Because of the limited memory of a Super NES cartridge, the game was instead made as a side-scrolling game to accommodate the limited cartridge size. However, some cutscenes from the original have been kept albeit in low resolution.

At release, critical reception was mixed, with common praises being to do with visuals, audio, and shooting segments, while common criticisms were to do with trial-and-error gameplay and imprecision. However, contemporary critics were harsher, with Space Ace being regarded as one of the worst Super NES games by several publications. Multiple critics felt that the trial-and-error gameplay was meant to emulate the trial-and-error game of the original.

==Gameplay==
In Space Ace, players take control of Dexter, also known as Ace when at his most powerful, who must rescue Kimmy from the villain Borf while being under the influence of an Infanto Ray that makes him younger. During gameplay, Dexter must dodge attacks and jump over pits while the perspective automatically scrolls along the path to the end of the level. Players can find various secrets and items along the way, and can also turn Dexter into Ace, at which point he can engage in combat using a gun against his enemies, which wears off eventually. Upon reaching the end of a level, players will be assessed based on number of shots taken, number of enemies destroyed, their ability, and their style, while an overall tally is also kept. Some levels take place in an overhead perspective and autoscroll, such as the Space Maze and Rocket Skate Maze, while other levels are sidescrolling levels with autoscroll. In the overhead levels, they must find a portal that leads them to the next level.

Like the original arcade version, this game has videos that play during certain events, like ending the level of being hurt by an enemy, the latter which takes a life away. When players run out of lives, the game ends.

==Development==
The Super NES version of Space Ace was developed by Oxford Digital Enterprises. When creating this version, audio samples from the laserdisc version of the protagonist saying "Ooooh" and "Fwah" were sampled for use in this port. This caused Nintendo concern, as they thought that the 'fwah' sound - especially following the 'ooooh' sound - may be heard as a curse word.

It was published by Absolute Entertainment, Imagineer, and Empire Interactive in North America, Japan, and Europe respectively. It came out in 1994 in Europe, March 25, 1994, in Japan, and May 1994 in North America.

==Reception==
Upon release, Space Ace was met with mixed reception. Computer and Video Games staff felt that Space Ace showed off the Super NES' color palette better than any other game on the platform. Additionally, they praised the variety of gameplay, commenting that despite having a learning curve, the game became more impressive as it went along. Consoles Plus staff found the gameplay repetitive, but appreciated it for being varied. Electronic Games writer Ross Chamberlain enjoyed gameplay of the overhead portion, but bemoaned the rest, calling it "an exercise in game play frustration." Electronic Games staff also questioned advice given by Absolute product developer Stephen Ross on making proper jumps, commenting that it seemed like Dexter would get killed no matter where they went at times.

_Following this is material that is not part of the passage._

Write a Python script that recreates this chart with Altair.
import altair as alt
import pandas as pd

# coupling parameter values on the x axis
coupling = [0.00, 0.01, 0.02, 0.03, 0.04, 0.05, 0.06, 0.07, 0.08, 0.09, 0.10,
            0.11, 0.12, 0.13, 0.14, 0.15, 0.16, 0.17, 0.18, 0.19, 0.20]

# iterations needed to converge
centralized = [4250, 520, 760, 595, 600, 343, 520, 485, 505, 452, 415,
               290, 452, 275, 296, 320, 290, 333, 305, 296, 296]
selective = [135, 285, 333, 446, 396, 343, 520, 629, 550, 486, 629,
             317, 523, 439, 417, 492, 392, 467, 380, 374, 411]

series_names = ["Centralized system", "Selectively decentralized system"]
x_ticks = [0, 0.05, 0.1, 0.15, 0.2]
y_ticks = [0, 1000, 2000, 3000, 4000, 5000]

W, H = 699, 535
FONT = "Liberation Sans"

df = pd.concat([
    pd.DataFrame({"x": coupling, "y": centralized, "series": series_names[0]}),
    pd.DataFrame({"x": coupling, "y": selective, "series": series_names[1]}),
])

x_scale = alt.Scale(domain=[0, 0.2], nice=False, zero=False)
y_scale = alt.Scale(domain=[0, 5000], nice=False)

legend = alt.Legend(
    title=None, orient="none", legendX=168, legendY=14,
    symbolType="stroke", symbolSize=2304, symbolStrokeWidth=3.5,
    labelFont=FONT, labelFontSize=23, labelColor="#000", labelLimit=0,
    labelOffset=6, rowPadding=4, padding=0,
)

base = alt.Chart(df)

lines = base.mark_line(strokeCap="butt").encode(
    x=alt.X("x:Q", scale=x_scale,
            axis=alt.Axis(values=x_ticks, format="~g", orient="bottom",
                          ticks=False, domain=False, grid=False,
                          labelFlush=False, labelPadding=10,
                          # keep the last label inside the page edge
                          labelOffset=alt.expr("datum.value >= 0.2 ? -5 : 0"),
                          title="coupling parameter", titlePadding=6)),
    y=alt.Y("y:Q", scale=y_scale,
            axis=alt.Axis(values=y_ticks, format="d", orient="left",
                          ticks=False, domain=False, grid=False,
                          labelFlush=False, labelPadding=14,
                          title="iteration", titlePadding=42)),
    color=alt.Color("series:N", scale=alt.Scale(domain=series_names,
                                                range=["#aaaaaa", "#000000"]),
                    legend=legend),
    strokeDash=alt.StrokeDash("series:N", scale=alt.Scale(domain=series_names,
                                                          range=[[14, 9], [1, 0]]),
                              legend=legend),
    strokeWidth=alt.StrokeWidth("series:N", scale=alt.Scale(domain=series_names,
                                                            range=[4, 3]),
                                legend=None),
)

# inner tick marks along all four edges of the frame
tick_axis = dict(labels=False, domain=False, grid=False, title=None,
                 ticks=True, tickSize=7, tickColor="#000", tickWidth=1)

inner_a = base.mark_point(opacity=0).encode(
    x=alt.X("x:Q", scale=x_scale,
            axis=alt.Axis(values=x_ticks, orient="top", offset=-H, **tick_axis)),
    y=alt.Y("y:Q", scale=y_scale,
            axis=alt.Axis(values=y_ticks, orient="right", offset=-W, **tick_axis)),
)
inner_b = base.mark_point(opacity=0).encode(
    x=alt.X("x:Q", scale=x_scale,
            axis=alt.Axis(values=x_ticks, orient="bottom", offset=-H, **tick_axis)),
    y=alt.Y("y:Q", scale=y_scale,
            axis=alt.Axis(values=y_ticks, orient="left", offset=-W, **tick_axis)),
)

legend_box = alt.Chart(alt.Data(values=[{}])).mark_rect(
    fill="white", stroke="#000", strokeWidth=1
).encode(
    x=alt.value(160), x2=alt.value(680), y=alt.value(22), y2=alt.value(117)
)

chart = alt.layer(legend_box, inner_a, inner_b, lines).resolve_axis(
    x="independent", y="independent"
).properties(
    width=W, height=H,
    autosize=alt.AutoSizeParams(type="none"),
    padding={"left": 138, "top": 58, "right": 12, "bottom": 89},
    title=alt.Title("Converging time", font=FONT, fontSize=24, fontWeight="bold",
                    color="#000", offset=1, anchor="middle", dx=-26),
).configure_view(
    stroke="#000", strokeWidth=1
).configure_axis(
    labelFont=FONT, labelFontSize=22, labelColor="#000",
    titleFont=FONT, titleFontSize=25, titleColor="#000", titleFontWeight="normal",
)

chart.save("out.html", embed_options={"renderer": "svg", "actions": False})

GamePro critic Lawrence of Arcadia found the adaptation poorly done, suggesting that people wait for the Sega CD port of the arcade version to be released. They found the gameplay and controls confusing and frustrating, calling it "one of the most unplayable video games in recent memory." Game Players staff felt that the game had issues with how the enemies and obstacles behave in the same way every time, as well as how short the levels are. Video Games staff praised the visuals, finding it a shame that the game has so many segments where it feels unfair. They felt that few would experience the full game without using a cheat device. Staff for Total! Germany felt that the audio and visuals were good, but criticized it for having trial-and-error gameplay. FLUX described the game as a power fantasy for video game players, suggesting players should play The Pirates of Dark Water instead.

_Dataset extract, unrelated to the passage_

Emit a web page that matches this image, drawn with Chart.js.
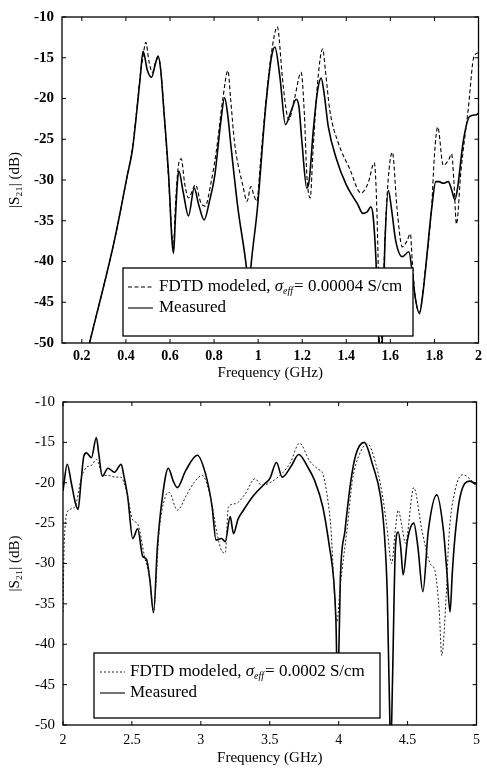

Despite receiving mixed reception upon release, contemporary critics were harsher. The Gamer writer Derek Draven ranked it as the worst Super NES game of all time, criticizing it for poor controls, uneven levels, and for "insulting" Don Bluth's art by including "drastically compressed snippets" of his work from the original. Den of Geek writer Matthew Byrd also included it on their own list of worst Super NES games, criticizing the publisher for trying to emulate the original Space Ace instead of making something new. Byrd suggested that the game was designed to look attractive on the box art and in advertising, but not while being played. Hardcore Gaming 101 writer Bobinator criticized it for being built around "rote memorization." Bobinator noted that while this is true of the arcade version, the Super NES version has issues with controls not working and having to focus on too many things at once. IGN writer Levi Buchanan, when he heard about the game, understood that there was no way the Super NES could handle the original game's videos, going onto criticize it for making Space Aces "trial-and-error" gameplay worse. He found the obstacles too unforgiving and bemoaned how inconsistent it could be. Writer Chris Scullion criticized the game for its trial-and-error gameplay, calling it "gruelling" and finding it tedious to have to replay levels until he could figure out how to play it properly. Time Extension listed Space Ace as one of the worst SNES games and writer Damien McFerran said the game's "soupy, unresponsive controls and harsh difficulty [...] make it a pain to play".